Xiaomi 15T Can Call Without Signal: How the Offline Voice Mode Works

Xiaomi has introduced phones that can place voice calls without mobile networks by creating a direct device‑to‑device link between compatible 15T series devices, functioning like a long‑range, voice‑first walkie‑talkie. The promise is straightforward: when towers and Wi‑Fi fail, two nearby phones can still talk directly, with practical range shaped by line‑of‑sight and environment.

The lighthouse analogy

Imagine each Xiaomi 15T as a coastal lighthouse with an unusually strong lamp that signals directly to another lighthouse—no city grid, no phone lines, just light across open water. The “lamp” here is an amplified short‑range radio path built atop Bluetooth‑class signaling, tuned by custom hardware and a high‑performance antenna array, so two lighthouses can exchange voice in the dark even when the grid (cellular/Wi‑Fi) is down. Like real lighthouses, range is best across clear horizons; buildings, hills, and forests absorb the beam and shorten calls.

What actually powers it

This Offline Communication sits inside Xiaomi’s broader “Astral Communication” suite—hardware and firmware that optimize the radio front end for Wi‑Fi, Bluetooth, GPS, and cellular, enabling a direct phone‑to‑phone voice link without joining any network. The feature currently works between 15T‑family devices, underscoring that it’s a proprietary, peer‑to‑peer link rather than a standards‑based public feature.
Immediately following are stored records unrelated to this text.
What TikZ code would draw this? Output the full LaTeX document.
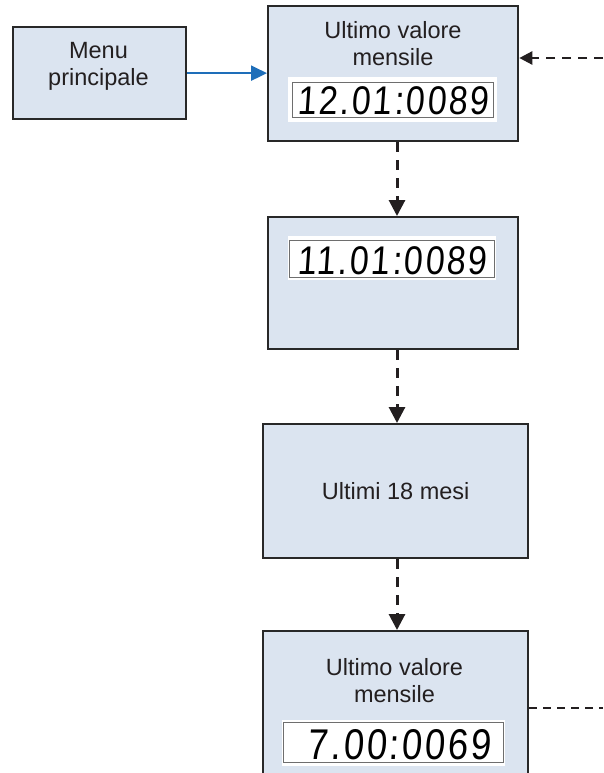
\documentclass[tikz,border=0pt]{standalone}
\usepackage{fontspec}
\setmainfont{Liberation Sans}
\newfontfamily\lcdfont[FakeSlant=0.07,FakeStretch=0.85,LetterSpace=6]{Liberation Sans}
\newcommand\lcdA{\lcdfont\fontsize{40}{40}\selectfont}
\newcommand\lcdB{\lcdfont\fontsize{43}{43}\selectfont}
\usetikzlibrary{arrows.meta,calc}
\definecolor{boxfill}{RGB}{219,228,240}
\definecolor{boxline}{RGB}{40,40,40}
\definecolor{txt}{RGB}{35,31,32}
\definecolor{arrblue}{RGB}{30,110,185}
\definecolor{lcdgray}{RGB}{110,110,110}
\begin{document}
\begin{tikzpicture}[x=1pt,y=-1pt,
  panel/.style={rectangle,draw=boxline,line width=2.3pt,fill=boxfill,inner sep=0pt,anchor=north west},
  lbl/.style={font=\fontsize{23.5}{27}\selectfont,text=txt,align=center,inner sep=0pt,anchor=north},
  lcdtext/.style={inner sep=0pt,anchor=base east,text=black},
  lcdinner/.style={draw=lcdgray,line width=0.9pt},
  blueline/.style={draw=arrblue,line width=2.2pt,-{Triangle[length=16pt,width=15pt]}},
  dasharrow/.style={draw=txt,line width=3pt,dash pattern=on 10pt off 8pt,-{Triangle[length=16pt,width=16pt]}},
  rdasharrow/.style={draw=txt,line width=2.5pt,dash pattern=on 9pt off 7pt,-{Triangle[length=13pt,width=13pt]}},
  rdashline/.style={draw=txt,line width=1.8pt,dash pattern=on 8pt off 6pt}]
\useasboundingbox (0,0) rectangle (603,773);
\clip (0,0) rectangle (603,773);
\fill[white] (0,0) rectangle (603,773);

% Menu
\node[panel,minimum width=173pt,minimum height=92pt] (menu) at (12,26) {};
\node[lbl] (menulbl) at (98.5,42.5) {Menu\\principale};

% Box 1
\node[panel,minimum width=250pt,minimum height=135pt] (box1) at (267,5) {};
\node[lbl] (lbl1) at (393,21.5) {Ultimo valore\\mensile};
\fill[white] (288,77) rectangle (497,122);
\draw[lcdinner] (292,82) rectangle (493,117);
\node[lcdtext,font=\lcdA] (lcd1) at (489,114) {12.01:0089};

% Box 2
\node[panel,minimum width=250pt,minimum height=132pt] (box2) at (267,216) {};
\fill[white] (288,236) rectangle (496,280);
\draw[lcdinner] (289,240) rectangle (494,277);
\node[lcdtext,font=\lcdA] (lcd2) at (487,274) {11.01:0089};

% Box 3
\node[panel,minimum width=265pt,minimum height=134pt,font=\fontsize{23.5}{27}\selectfont,text=txt] (box3) at (262,423) {Ultimi 18 mesi};

% Box 4
\node[panel,minimum width=265pt,minimum height=200pt] (box4) at (262,630) {};
\node[lbl] (lbl4) at (394.5,658) {Ultimo valore\\mensile};
\fill[white] (282,720) rectangle (505,766);
\draw[lcdinner] (283,722) rectangle (503,762);
\node[lcdtext,font=\lcdB] (lcd4) at (491,759) {7.00:0069};

% Connectors
\coordinate (ax) at (397,0);
\draw[blueline] (menu.east) -- (menu.east -| box1.west);
\draw[dasharrow] (box1.south -| ax) -- (box2.north -| ax);
\draw[dasharrow] (box2.south -| ax) -- (box3.north -| ax);
\draw[dasharrow] (box3.south -| ax) -- (box4.north -| ax);
\coordinate (rin) at (603,58);
\draw[rdasharrow] (rin) -- (rin -| box1.east);
\coordinate (rout) at (603,708);
\draw[rdashline] (box4.east |- rout) -- (rout);
\end{tikzpicture}
\end{document}
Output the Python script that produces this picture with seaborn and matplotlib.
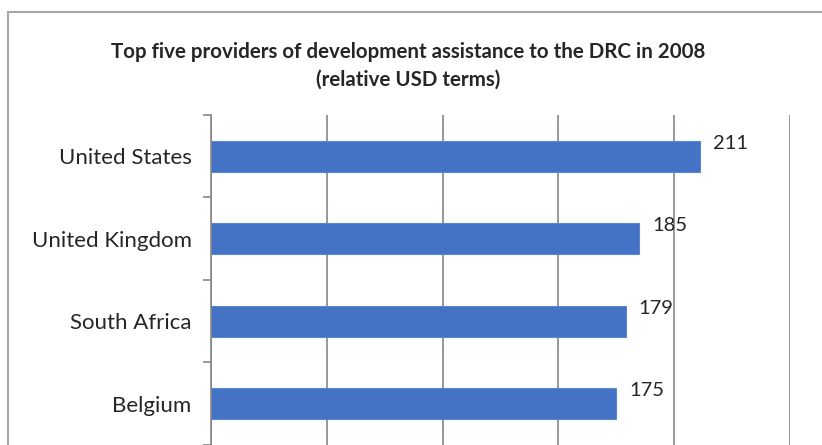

It’s positioned as a flagship differentiator, not a lab experiment, and is enabled via system software with supporting radio hardware.

What it is not

It is not satellite calling, which depends on orbiting relays and can work over vast distances but typically supports limited messaging on mainstream phones and voice only on specialized handsets. It is not a general mesh either; there’s no guarantee of multi‑hop relaying through strangers’ phones to reach beyond line‑of‑sight. It also isn’t universal Bluetooth calling that any phone can join; the extended range and reliability come from Xiaomi’s specific antennas, tuning, and software, so compatible devices on both ends are required.

Where it shines

The sweet spot is off‑grid or congested areas where small groups coordinate nearby: hiking partners splitting on a trail, event crews across a venue, road‑trip caravans, or families on a cruise deck avoiding shipboard fees. In open, unobstructed environments, range can be significantly longer than typical short‑range links; in obstructed or noisy environments, expect much shorter distances. For scenarios where walkie‑talkies are often issued, a pair of compatible phones can remove extra gear—so long as conditions and compatibility are met.

Trade‑offs and caveats

  • Range is highly environmental: quoted distances are maximums in open line‑of‑sight; urban canyons, dense foliage, or hills can cut them dramatically.
  • It’s a closed loop: both ends need compatible Xiaomi phones with Offline Communication, making it best for groups standardizing on the same lineup.
  • It doesn’t replace normal telephony: think of it as a fallback, not an everywhere‑to‑everyone dial tone or an emergency service.

How it compares to satellite features

Satellite on mainstream smartphones today skews toward emergency or limited messaging with regional constraints, slow throughput, and usage caveats. Offline voice, by contrast, is instantaneous and high‑fidelity within a local bubble—but only between compatible devices and only within a kilometer‑scale envelope shaped by terrain and interference. In simple terms: satellite is sparse but far‑reaching; offline voice is local but immediate.

Why this matters now

Resilient communications are becoming a new differentiator beyond camera bumps and AI filters. A hardware‑led radio edge—custom tuners and antenna arrays—offers tangible benefits in weak‑signal zones and enables direct fallback when infrastructure disappears. For many buyers, a reliable off‑grid backchannel can be more useful than a marginal camera spec uplift.

What to watch next

  • Broader interoperability across Xiaomi’s lineup could turn the “two 15Ts” requirement into a brand‑wide local voice mesh over time.
  • Satellite features may expand on mid‑range models, complementing offline voice for true dead zones where no peer device is in range.
  • The most practical future is hybrid: device‑to‑device voice when close, satellite messages when far, and standard calls when coverage returns.

Practical takeaways

  • For small teams or families standardizing on compatible Xiaomi phones, offline voice offers a walkie‑talkie‑like backchannel without extra radios or fees in open spaces.
  • Treat range claims as ceilings; field‑test in the actual environment before relying on it for coordination or safety‑adjacent tasks.
  • Keep true emergency options—like satellite messengers or PLBs—in the kit for wilderness and disaster scenarios; this feature is a convenience layer, not a life‑saving service.